Daniel remembered watching Tennessee games when he was younger and appreciating prolific guard Chris Lofton, who starred for the Volunteers from 2004-08. When Daniel visited Tennessee, he bonded with the team and sensed a family atmosphere.

“They’re competitive,” Daniel said. “They all want to win. That was the most intriguing part.”

Although Daniel’s ankle leaves his status uncertain for Tennessee’s three exhibition games next month in France and Spain, he’s expected to be ready in plenty of time for the start of the season.

Tennessee is counting on the additions of Daniel and Vincennes University transfer Chris Darrington to solidify a backcourt that struggled with inexperience last year.

“With Chris Darrington and James Daniel, we felt like we could get guys who liked to score and were not afraid to go make plays,” Tennessee coach Rick Barnes said. “I think that’s going to help these younger guys because they were put in situations they’d never been put in before.”

Barnes cited the maturity Daniel brings as Tennessee’s lone senior. Daniel will turn 24 on Jan. 29, about a month after Tennessee begins Southeastern Conference play. Nobody else on Tennessee’s roster is older than 20, though juniors Kyle Alexander and Brad Woodson will have their 21st birthdays before the season starts.
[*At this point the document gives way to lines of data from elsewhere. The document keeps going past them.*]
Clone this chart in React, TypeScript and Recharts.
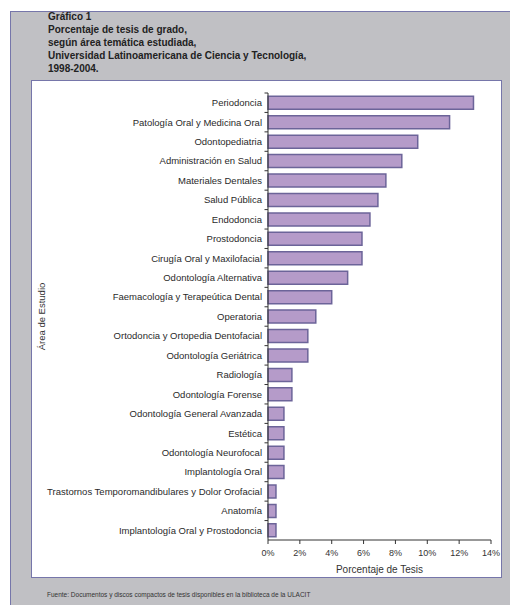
import React from "react";
import { BarChart, Bar, XAxis, YAxis } from "recharts";

const titleLines = [
  "Gráfico 1",
  "Porcentaje de tesis de grado,",
  "según área temática estudiada,",
  "Universidad Latinoamericana de Ciencia y Tecnología,",
  "1998-2004.",
];

const sourceNote =
  "Fuente: Documentos y discos compactos de tesis disponibles en la biblioteca de la ULACIT";

const categories = [
  "Periodoncia",
  "Patología Oral y Medicina Oral",
  "Odontopediatria",
  "Administración en Salud",
  "Materiales Dentales",
  "Salud Pública",
  "Endodoncia",
  "Prostodoncia",
  "Cirugía Oral y Maxilofacial",
  "Odontología Alternativa",
  "Faemacología y Terapeútica Dental",
  "Operatoria",
  "Ortodoncia y Ortopedia Dentofacial",
  "Odontología Geriátrica",
  "Radiología",
  "Odontología Forense",
  "Odontología General Avanzada",
  "Estética",
  "Odontología Neurofocal",
  "Implantología Oral",
  "Trastornos Temporomandibulares y Dolor Orofacial",
  "Anatomía",
  "Implantología Oral y Prostodoncia",
];

const percentages = [
  12.9, 11.4, 9.4, 8.4, 7.4, 6.9, 6.4, 5.9, 5.9, 5.0, 4.0, 3.0, 2.5, 2.5, 1.5,
  1.5, 1.0, 1.0, 1.0, 1.0, 0.5, 0.5, 0.5,
];

const xTicks = [0, 2, 4, 6, 8, 10, 12, 14];

const xAxisTitle = "Porcentaje de Tesis";
const yAxisTitle = "Área de Estudio";

const data = categories.map((area, i) => ({ area, value: percentages[i] }));

const FONT = '"Liberation Sans", Arial, Helvetica, sans-serif';
const CHART_W = 471;
const CHART_H = 498;
const MARGIN = { top: 13, right: 11, left: 0, bottom: 0 };
const X_AXIS_H = 38;
const Y_AXIS_W = 237;
const Y_TICK_MARGIN = 6;
const PLOT_H = CHART_H - MARGIN.top - MARGIN.bottom - X_AXIS_H;
const BAND = PLOT_H / categories.length;

const YTick = (props: any) => {
  const { x, y, payload } = props;
  const axisX = x + Y_TICK_MARGIN;
  const boundary = y - BAND / 2;
  return (
    <g>
      <text
        x={x}
        y={y}
        dy="0.36em"
        textAnchor="end"
        fontSize={9.5}
        fontFamily={FONT}
        fill="#2a2a2a"
      >
        {payload.value}
      </text>
      <line x1={axisX - 3.5} x2={axisX} y1={boundary} y2={boundary} stroke="#333" strokeWidth={1} />
    </g>
  );
};

export default function App() {
  return (
    <div
      style={{
        position: "absolute",
        left: 0,
        top: 0,
        width: 510,
        height: 605,
        background: "#ffffff",
        fontFamily: FONT,
        overflow: "hidden",
      }}
    >
      <div
        style={{
          position: "absolute",
          left: 10,
          top: 11,
          width: 500,
          height: 594,
          background: "#c0c0c4",
          borderLeft: "1.5px solid #7676aa",
          borderTop: "1.5px solid #7676aa",
        }}
      />
      <div
        style={{
          position: "absolute",
          left: 48,
          top: 10,
          fontSize: 10,
          fontWeight: "bold",
          lineHeight: "13px",
          color: "#222",
          whiteSpace: "nowrap",
        }}
      >
        {titleLines.map((t, i) => (
          <div key={i}>{t}</div>
        ))}
      </div>
      <div
        style={{
          position: "absolute",
          left: 31,
          top: 80,
          width: 469,
          height: 496,
          background: "#ffffff",
          border: "1.5px solid #7676aa",
        }}
      />
      <div style={{ position: "absolute", left: 31, top: 80 }}>
        <BarChart
          width={CHART_W}
          height={CHART_H}
          data={data}
          layout="vertical"
          margin={MARGIN}
          barCategoryGap="17%"
        >
          <XAxis
            type="number"
            domain={[0, 14]}
            ticks={xTicks}
            tickFormatter={(v: number) => `${v}%`}
            height={X_AXIS_H}
            tickSize={4}
            tickMargin={6}
            axisLine={{ stroke: "#333" }}
            tickLine={{ stroke: "#333" }}
            tick={{ fontSize: 9, fill: "#333", fontFamily: FONT }}
            interval={0}
            label={{
              value: xAxisTitle,
              position: "insideBottom",
              offset: 5,
              fontSize: 10,
              fill: "#333",
              fontFamily: FONT,
            }}
          />
          <YAxis
            type="category"
            dataKey="area"
            width={Y_AXIS_W}
            tickSize={0}
            tickMargin={Y_TICK_MARGIN}
            interval={0}
            axisLine={{ stroke: "#333" }}
            tickLine={false}
            tick={<YTick />}
            label={{
              value: yAxisTitle,
              angle: -90,
              position: "insideLeft",
              offset: 11,
              fontSize: 9.5,
              fill: "#333",
              fontFamily: FONT,
              style: { textAnchor: "middle" },
            }}
          />
          <Bar
            dataKey="value"
            fill="#b59bc9"
            stroke="#6c6499"
            strokeWidth={1.5}
            isAnimationActive={false}
          />
        </BarChart>
      </div>
      <div
        style={{
          position: "absolute",
          left: 47,
          top: 591,
          fontSize: 6.5,
          color: "#333",
          whiteSpace: "nowrap",
        }}
      >
        {sourceNote}
      </div>
    </div>
  );
}
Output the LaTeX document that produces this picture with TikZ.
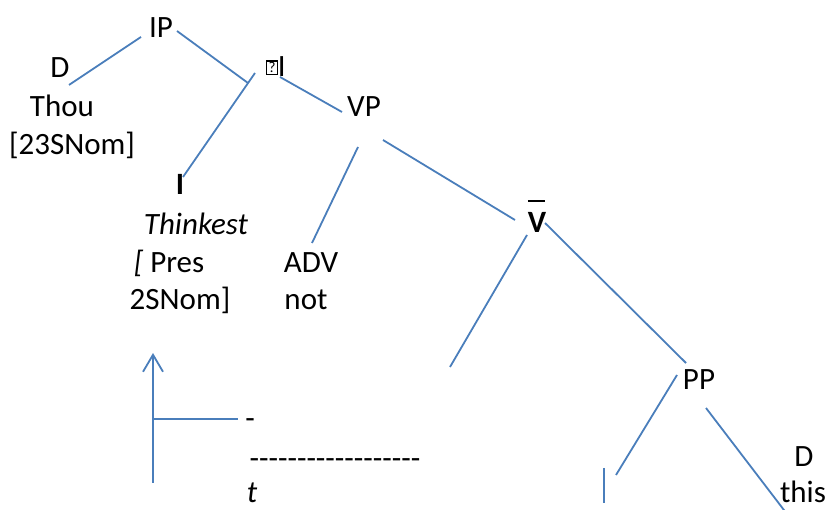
\documentclass[tikz,border=0pt]{standalone}
\usepackage{fontspec}
\setmainfont{Carlito}
\usetikzlibrary{calc,arrows.meta}
\definecolor{treeblue}{RGB}{74,126,187}
\newcommand{\hy}{\mbox{-}}
\newcommand{\qbox}{\raisebox{4pt}{\setlength{\fboxsep}{1.2pt}\setlength{\fboxrule}{1.1pt}\fbox{\fontsize{15}{15}\selectfont ?}}}
\newcommand{\barV}{\rlap{\raisebox{31pt}{\rule{17pt}{2.4pt}}}\textbf{V}}

\begin{document}
\begin{tikzpicture}[x=1pt, y=-1pt,
    lbl/.style={anchor=base, inner sep=0pt, font=\fontsize{31}{38}\selectfont},
    branch/.style={draw=treeblue, line width=1.8pt},
    move/.style={branch, -{Straight Barb[length=17pt,width=20pt]}}]
  \useasboundingbox (0,0) rectangle (825,510);

  \node[lbl] (ip)    at (161, 38)  {IP};
  \node[lbl] (d)     at (60, 78)   {D};
  \node[lbl] (thou)  at (62, 117)  {Thou};
  \node[lbl] (case)  at (72, 155)  {[23SNom]};

  \node[lbl] (ibar)  at (276, 77)  {\qbox I};
  \node[lbl] (vp)    at (364, 117) {VP};

  \node[lbl] (infl)  at (180, 195) {\textbf{I}};
  \node[lbl] (verb)  at (196, 235) {\textit{Thinkest}};
  \node[lbl] (pres)  at (169, 273) {\textit{[} Pres};
  \node[lbl] (agr)   at (180, 310) {2SNom]};

  \node[lbl] (adv)   at (311, 273) {ADV};
  \node[lbl] (neg)   at (306, 310) {not};

  \node[lbl] (vbar)  at (537, 233) {\barV};
  \node[lbl] (pp)    at (699, 390) {PP};
  \node[lbl] (dthis) at (804, 467) {D};
  \node[lbl] (this)  at (803, 503) {this};

  \node[lbl] (hy)    at (250, 429) {-};
  \node[lbl] (dash)  at (335, 468) {\hy\hy\hy\hy\hy\hy\hy\hy\hy\hy\hy\hy\hy\hy\hy\hy\hy\hy};
  \node[lbl] (trace) at (252, 502) {\textit{t}};

  \coordinate (vleft)   at (450, 367);
  \coordinate (pleft)   at (616, 475);
  \coordinate (pright)  at (787, 514);
  \coordinate (stubtop) at (604, 468);
  \coordinate (stubbot) at (604, 503);
  \coordinate (foot)    at (153, 483);
  \coordinate (elbow)   at (153, 419);
  \coordinate (tip)     at (153, 353);

  \draw[branch] ($(ip.base)+(-20,-1)$) -- ($(d.base)+(9,7)$);
  \draw[branch] ($(ip.base)+(16,-7)$) -- ($(ibar.base)+(-28,6)$);
  \draw[branch] ($(ibar.base)+(-21,-4)$) -- ($(infl.base)+(3,-18)$);
  \draw[branch] ($(ibar.base)+(4,0)$) -- ($(vp.base)+(-22,-5)$);

  \draw[branch] ($(vp.base)+(-6,30)$) -- ($(adv.base)+(1,-30)$);
  \draw[branch] ($(vp.base)+(19,23)$) -- ($(vbar.base)+(-22,-13)$);

  \draw[branch] ($(vbar.base)+(-10,2)$) -- (vleft);
  \draw[branch] ($(vbar.base)+(8,-10)$) -- ($(pp.base)+(-13,-27)$);

  \draw[branch] ($(pp.base)+(-22,-15)$) -- (pleft);
  \draw[branch] ($(pp.base)+(7,18)$) -- (pright);
  \draw[branch] (stubtop) -- (stubbot);

  \draw[move] (foot) -- (tip);
  \draw[branch] (elbow) -- ($(hy.base)+(-12,-10)$);
\end{tikzpicture}
\end{document}
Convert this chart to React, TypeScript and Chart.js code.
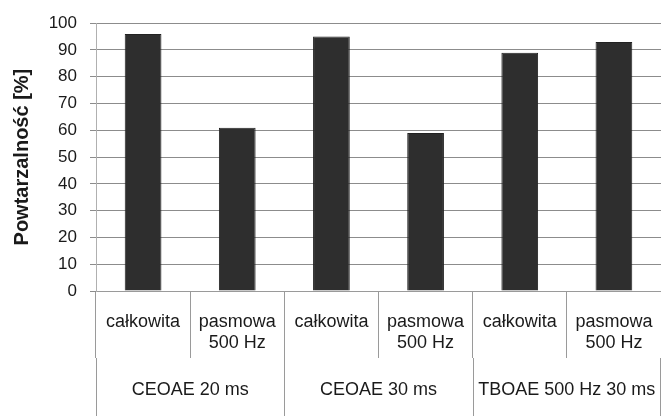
import React, { useEffect, useRef } from "react";
import { Chart, registerables } from "chart.js";

Chart.register(...registerables);

const subLabels: string[][] = [
  ["całkowita"],
  ["pasmowa", "500 Hz"],
  ["całkowita"],
  ["pasmowa", "500 Hz"],
  ["całkowita"],
  ["pasmowa", "500 Hz"],
];
const groupLabels: string[] = ["CEOAE 20 ms", "CEOAE 30 ms", "TBOAE 500 Hz 30 ms"];
const groupSizes: number[] = [2, 2, 2];
const values: number[] = [96, 61, 95, 59, 89, 93];
const yTicks: number[] = [0, 10, 20, 30, 40, 50, 60, 70, 80, 90, 100];
const yTitle = "Powtarzalność [%]";

const FONT = "'Liberation Sans', Arial, sans-serif";

const labelPlugin = {
  id: "hierLabels",
  afterDraw(chart: any) {
    const ctx = chart.ctx;
    const x = chart.scales.x;
    const area = chart.chartArea;
    const n = subLabels.length;
    const step = n > 1 ? x.getPixelForValue(1) - x.getPixelForValue(0) : x.width;
    const sepBottom = area.bottom + 67;
    const bottom = chart.height;
    ctx.save();
    ctx.strokeStyle = "#9a9a9a";
    ctx.lineWidth = 1;
    let idx = 0;
    const bounds: number[] = [0];
    groupSizes.forEach((s) => {
      idx += s;
      bounds.push(idx);
    });
    bounds.forEach((b) => {
      let px = x.getPixelForValue(b) - step / 2;
      px = Math.min(px, chart.width - 1);
      px = Math.round(px) + 0.5;
      ctx.beginPath();
      ctx.moveTo(px, sepBottom);
      ctx.lineTo(px, bottom);
      ctx.stroke();
    });
    ctx.fillStyle = "#1a1a1a";
    ctx.font = `18px ${FONT}`;
    ctx.textAlign = "center";
    ctx.textBaseline = "middle";
    subLabels.forEach((lines, i) => {
      const cx = x.getPixelForValue(i);
      lines.forEach((t, j) => {
        ctx.fillText(t, cx, area.bottom + 31 + j * 21);
      });
    });
    let start = 0;
    groupSizes.forEach((s, g) => {
      const a = x.getPixelForValue(start) - step / 2;
      const b = x.getPixelForValue(start + s - 1) + step / 2;
      ctx.fillText(groupLabels[g], (a + b) / 2, area.bottom + 99);
      start += s;
    });
    ctx.restore();
  },
};

export default function App() {
  const ref = useRef<HTMLCanvasElement | null>(null);
  useEffect(() => {
    document.body.style.margin = "0";
    const canvas = ref.current!;
    const chart = new Chart(canvas, {
      type: "bar",
      data: {
        labels: subLabels.map((l) => l.join(" ")),
        datasets: [
          {
            data: values,
            backgroundColor: "#2e2e2e",
            borderColor: "#222222",
            borderWidth: 1,
            barPercentage: 0.39,
            categoryPercentage: 1,
          },
        ],
      },
      options: {
        animation: false,
        responsive: false,
        devicePixelRatio: 1,
        layout: { padding: { top: 23, right: 0, left: 0, bottom: 0 } },
        plugins: { legend: { display: false }, tooltip: { enabled: false } },
        scales: {
          x: {
            type: "category",
            ticks: { display: false },
            grid: {
              offset: true,
              drawOnChartArea: false,
              drawTicks: true,
              tickLength: 67,
              color: "#9a9a9a",
            },
            border: { display: true, color: "#9a9a9a" },
            afterFit: (s: any) => {
              s.height = 125;
            },
          },
          y: {
            min: 0,
            max: 100,
            afterBuildTicks: (s: any) => {
              s.ticks = yTicks.map((v) => ({ value: v }));
            },
            ticks: {
              stepSize: 10,
              color: "#1a1a1a",
              font: { family: FONT, size: 17 },
              padding: 13,
            },
            grid: { color: "#8c8c8c", tickLength: 6 },
            border: { display: true, color: "#b0b0b0" },
            title: {
              display: true,
              text: yTitle,
              color: "#1a1a1a",
              font: { family: FONT, size: 20, weight: "bold" },
              padding: { top: 10, bottom: 0 },
            },
            afterFit: (s: any) => {
              s.width = 96;
            },
          },
        },
      },
      plugins: [labelPlugin],
    });
    return () => chart.destroy();
  }, []);
  return (
    <div style={{ position: "absolute", left: 0, top: 0, width: 661, height: 416, background: "#fff" }}>
      <canvas ref={ref} width={661} height={416} />
    </div>
  );
}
“He’s older than all of us, so I think I can learn some things from him,” Darrington said.

Daniel’s teammates will learn plenty about his knack for drawing fouls. Not only did Daniel lead all Division I players in scoring during that 2015-16 season, he also topped the nation in free-throw attempts with 331.

They’ll also learn about his work ethic. Daniel’s father, James Daniel Jr., remembers how his son used to take about 200 jump shots every morning before his classes started at Phoebus High School in Hampton, Virginia.

“He’s just been a workaholic,” James Daniel Jr. said. “Well, we’d call it a workaholic, but he’d probably say it was something that he loved doing.”

All that practice helped Daniel overcome his lack of height at Howard to become an NCAA scoring leader. Now he’s ready to compete at a higher level.

He got an idea of what to expect from Quinton Chievous, who made the move in reverse by leading MEAC program Hampton to the NCAA Tournament after starting out at Tennessee. Daniel said Chievous told him he “should do really well here.”

Daniel agrees.

“I don’t think they would have brought me here if they didn’t think I could compete at this level,” Daniel said.